- [Problem description]: Return the data exactly, with all pictures removed.

## start Source material

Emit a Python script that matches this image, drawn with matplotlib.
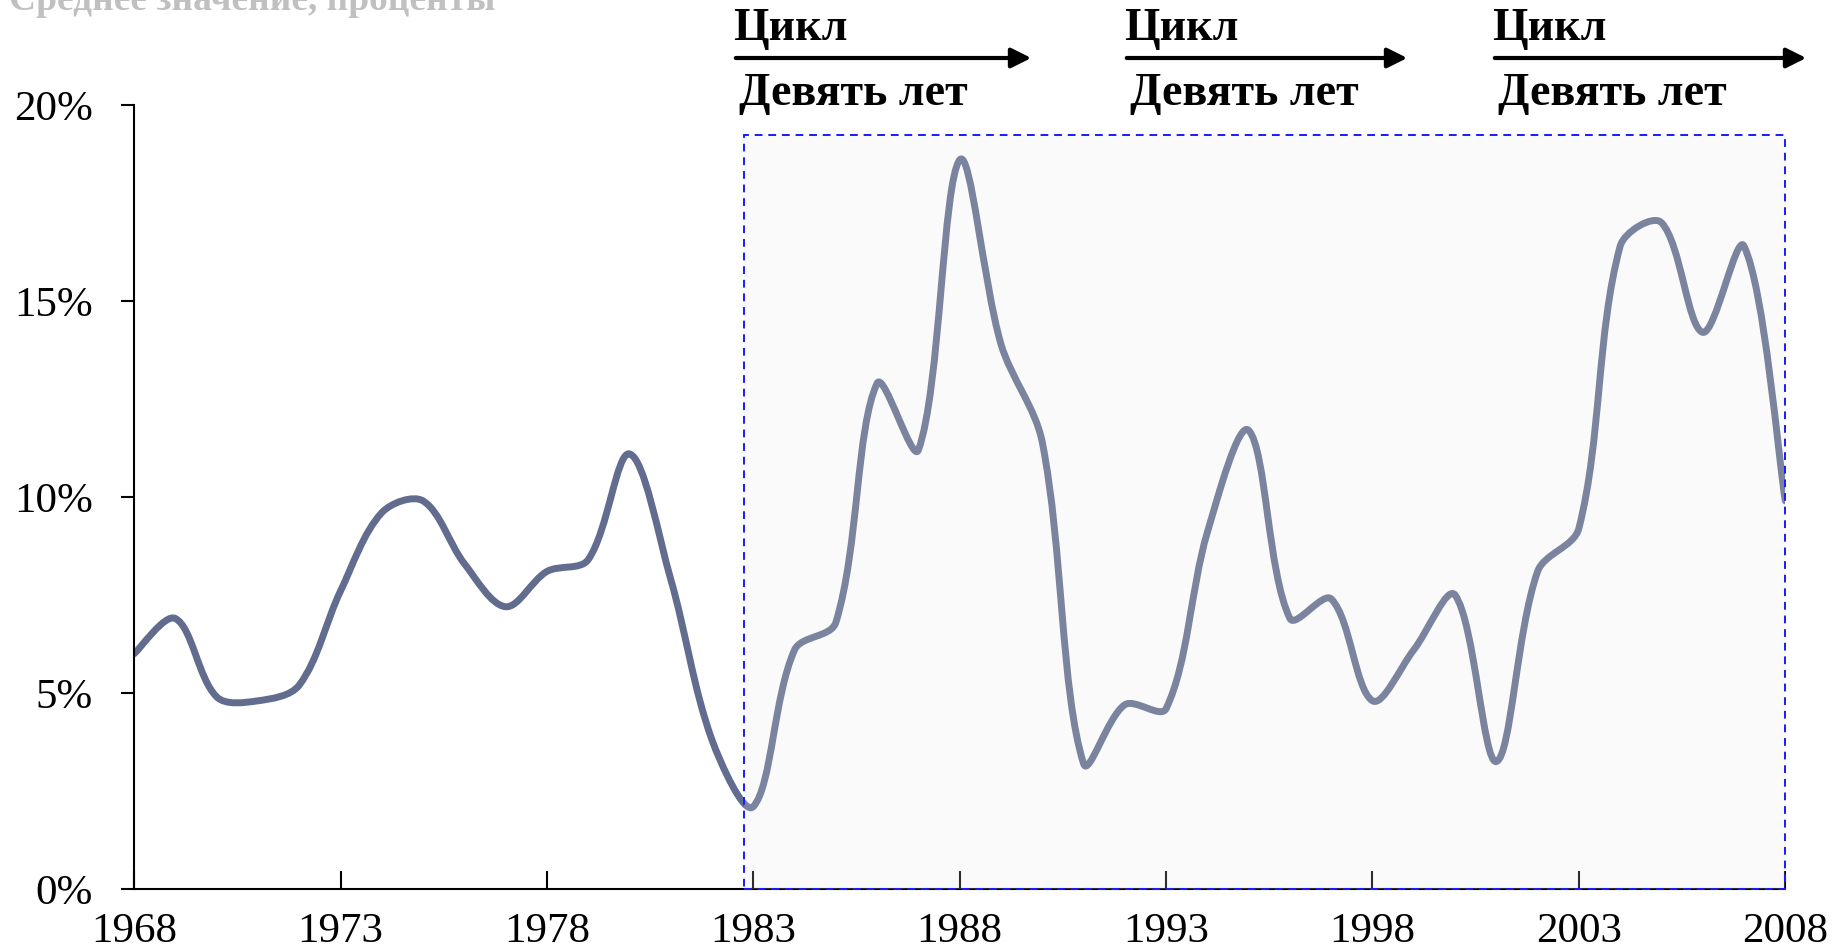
import numpy as np
import matplotlib as mpl
mpl.use('Agg')
import matplotlib.pyplot as plt
from matplotlib.path import Path
from matplotlib.patches import PathPatch, Rectangle, FancyArrowPatch

plt.rcParams['font.family'] = ['Liberation Serif', 'DejaVu Serif']

years = np.arange(1968, 2009)
values = [6.0, 6.9, 4.9, 4.8, 5.2, 7.6, 9.6, 9.9, 8.3, 7.2,
          8.1, 8.4, 11.1, 7.9, 3.8, 2.1, 6.1, 6.8, 12.9, 11.2,
          18.6, 13.9, 11.4, 3.2, 4.7, 4.6, 9.1, 11.7, 6.9, 7.4,
          4.8, 6.1, 7.5, 3.25, 8.1, 9.2, 16.4, 17.0, 14.2, 16.4, 9.9]

yticks = [0, 5, 10, 15, 20]
ytick_labels = ['0%', '5%', '10%', '15%', '20%']
xticks = [1968, 1973, 1978, 1983, 1988, 1993, 1998, 2003, 2008]

title = 'Среднее значение, проценты'
cycle_label = 'Цикл'
period_label = 'Девять лет'

shade_start = 1982.78
shade_top = 19.23

line_color = '#616c8e'


def smooth_path(ax, x, y):
    # Excel-like smoothed line: bezier control points weighted by the
    # on-screen lengths of the neighbouring segments
    to_px = ax.transData
    pts = to_px.transform(np.column_stack([x, y]))
    n = len(pts)
    seg = np.hypot(*np.diff(pts, axis=0).T)
    verts = [pts[0]]
    codes = [Path.MOVETO]
    for i in range(n - 1):
        p0 = pts[max(i - 1, 0)]
        p1, p2 = pts[i], pts[i + 1]
        p3 = pts[min(i + 2, n - 1)]
        d01 = seg[i - 1] if i > 0 else seg[i]
        d12 = seg[i]
        d23 = seg[i + 1] if i + 1 < n - 1 else seg[i]
        c1 = p1 + (p2 - p0) * d12 / (d01 + d12) / 3
        c2 = p2 - (p3 - p1) * d12 / (d12 + d23) / 3
        verts += [c1, c2, p2]
        codes += [Path.CURVE4] * 3
    verts = to_px.inverted().transform(np.array(verts))
    return Path(verts, codes)


fig = plt.figure(figsize=(18.32, 9.46), dpi=100)
ax = fig.add_axes([0.0732, 0.0603, 0.9013, 0.8287])
ax.set_xlim(1968, 2008)
ax.set_ylim(0, 20)

curve = PathPatch(smooth_path(ax, years, values), facecolor='none', edgecolor=line_color,
                  lw=5.0, capstyle='round', joinstyle='round', zorder=2)
ax.add_patch(curve)

# shaded period on top of the line (lightens the line a bit, as in the source)
ax.add_patch(Rectangle((shade_start, 0), years[-1] - shade_start, shade_top,
                       facecolor='#e8e8e8', alpha=0.2, edgecolor='none', zorder=3,
                       clip_on=False))
ax.add_patch(Rectangle((shade_start, 0), years[-1] - shade_start, shade_top,
                       facecolor='none', edgecolor='#1a1aff', lw=1.4,
                       linestyle=(0, (4, 3)), zorder=4, clip_on=False))

ax.set_xticks(xticks)
ax.set_yticks(yticks)
ax.set_yticklabels(ytick_labels)
ax.tick_params(axis='x', direction='in', length=13, width=1.5, pad=17, labelsize=31)
ax.tick_params(axis='y', direction='out', length=9.5, width=1.5, pad=20, labelsize=31)
for s in ['top', 'right']:
    ax.spines[s].set_visible(False)
for s in ['left', 'bottom']:
    ax.spines[s].set_linewidth(1.5)

fig.text(0.005, 0.9894, title, color='#c0c0c0', fontsize=27, fontweight='bold',
         ha='left', va='baseline')

# cycle arrows
arrows = [(733, 1034), (1124, 1410), (1492, 1809)]
W, H = 1832, 946
for x0, x1 in arrows:
    fig.add_artist(FancyArrowPatch(
        (x0 / W, 1 - 58 / H), (x1 / W, 1 - 58 / H), transform=fig.transFigure,
        arrowstyle='-|>,head_length=12,head_width=6', mutation_scale=1,
        lw=3, color='black'))
    fig.text(x0 / W, 1 - 29 / H, cycle_label, fontsize=33, fontweight='bold',
             ha='left', va='center')
    fig.text((x0 + 6) / W, 1 - 94 / H, period_label, fontsize=33, fontweight='bold',
             ha='left', va='center')

fig.savefig('out.png', dpi=100)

## end Source material

- [Right answer]:
Emit a Python script that matches this image, drawn with matplotlib.
import numpy as np
import matplotlib as mpl
mpl.use('Agg')
import matplotlib.pyplot as plt
from matplotlib.path import Path
from matplotlib.patches import PathPatch, Rectangle, FancyArrowPatch

plt.rcParams['font.family'] = ['Liberation Serif', 'DejaVu Serif']

years = np.arange(1968, 2009)
values = [6.0, 6.9, 4.9, 4.8, 5.2, 7.6, 9.6, 9.9, 8.3, 7.2,
          8.1, 8.4, 11.1, 7.9, 3.8, 2.1, 6.1, 6.8, 12.9, 11.2,
          18.6, 13.9, 11.4, 3.2, 4.7, 4.6, 9.1, 11.7, 6.9, 7.4,
          4.8, 6.1, 7.5, 3.25, 8.1, 9.2, 16.4, 17.0, 14.2, 16.4, 9.9]

yticks = [0, 5, 10, 15, 20]
ytick_labels = ['0%', '5%', '10%', '15%', '20%']
xticks = [1968, 1973, 1978, 1983, 1988, 1993, 1998, 2003, 2008]

title = 'Среднее значение, проценты'
cycle_label = 'Цикл'
period_label = 'Девять лет'

shade_start = 1982.78
shade_top = 19.23

line_color = '#616c8e'


def smooth_path(ax, x, y):
    # Excel-like smoothed line: bezier control points weighted by the
    # on-screen lengths of the neighbouring segments
    to_px = ax.transData
    pts = to_px.transform(np.column_stack([x, y]))
    n = len(pts)
    seg = np.hypot(*np.diff(pts, axis=0).T)
    verts = [pts[0]]
    codes = [Path.MOVETO]
    for i in range(n - 1):
        p0 = pts[max(i - 1, 0)]
        p1, p2 = pts[i], pts[i + 1]
        p3 = pts[min(i + 2, n - 1)]
        d01 = seg[i - 1] if i > 0 else seg[i]
        d12 = seg[i]
        d23 = seg[i + 1] if i + 1 < n - 1 else seg[i]
        c1 = p1 + (p2 - p0) * d12 / (d01 + d12) / 3
        c2 = p2 - (p3 - p1) * d12 / (d12 + d23) / 3
        verts += [c1, c2, p2]
        codes += [Path.CURVE4] * 3
    verts = to_px.inverted().transform(np.array(verts))
    return Path(verts, codes)


fig = plt.figure(figsize=(18.32, 9.46), dpi=100)
ax = fig.add_axes([0.0732, 0.0603, 0.9013, 0.8287])
ax.set_xlim(1968, 2008)
ax.set_ylim(0, 20)

curve = PathPatch(smooth_path(ax, years, values), facecolor='none', edgecolor=line_color,
                  lw=5.0, capstyle='round', joinstyle='round', zorder=2)
ax.add_patch(curve)

# shaded period on top of the line (lightens the line a bit, as in the source)
ax.add_patch(Rectangle((shade_start, 0), years[-1] - shade_start, shade_top,
                       facecolor='#e8e8e8', alpha=0.2, edgecolor='none', zorder=3,
                       clip_on=False))
ax.add_patch(Rectangle((shade_start, 0), years[-1] - shade_start, shade_top,
                       facecolor='none', edgecolor='#1a1aff', lw=1.4,
                       linestyle=(0, (4, 3)), zorder=4, clip_on=False))

ax.set_xticks(xticks)
ax.set_yticks(yticks)
ax.set_yticklabels(ytick_labels)
ax.tick_params(axis='x', direction='in', length=13, width=1.5, pad=17, labelsize=31)
ax.tick_params(axis='y', direction='out', length=9.5, width=1.5, pad=20, labelsize=31)
for s in ['top', 'right']:
    ax.spines[s].set_visible(False)
for s in ['left', 'bottom']:
    ax.spines[s].set_linewidth(1.5)

fig.text(0.005, 0.9894, title, color='#c0c0c0', fontsize=27, fontweight='bold',
         ha='left', va='baseline')

# cycle arrows
arrows = [(733, 1034), (1124, 1410), (1492, 1809)]
W, H = 1832, 946
for x0, x1 in arrows:
    fig.add_artist(FancyArrowPatch(
        (x0 / W, 1 - 58 / H), (x1 / W, 1 - 58 / H), transform=fig.transFigure,
        arrowstyle='-|>,head_length=12,head_width=6', mutation_scale=1,
        lw=3, color='black'))
    fig.text(x0 / W, 1 - 29 / H, cycle_label, fontsize=33, fontweight='bold',
             ha='left', va='center')
    fig.text((x0 + 6) / W, 1 - 94 / H, period_label, fontsize=33, fontweight='bold',
             ha='left', va='center')

fig.savefig('out.png', dpi=100)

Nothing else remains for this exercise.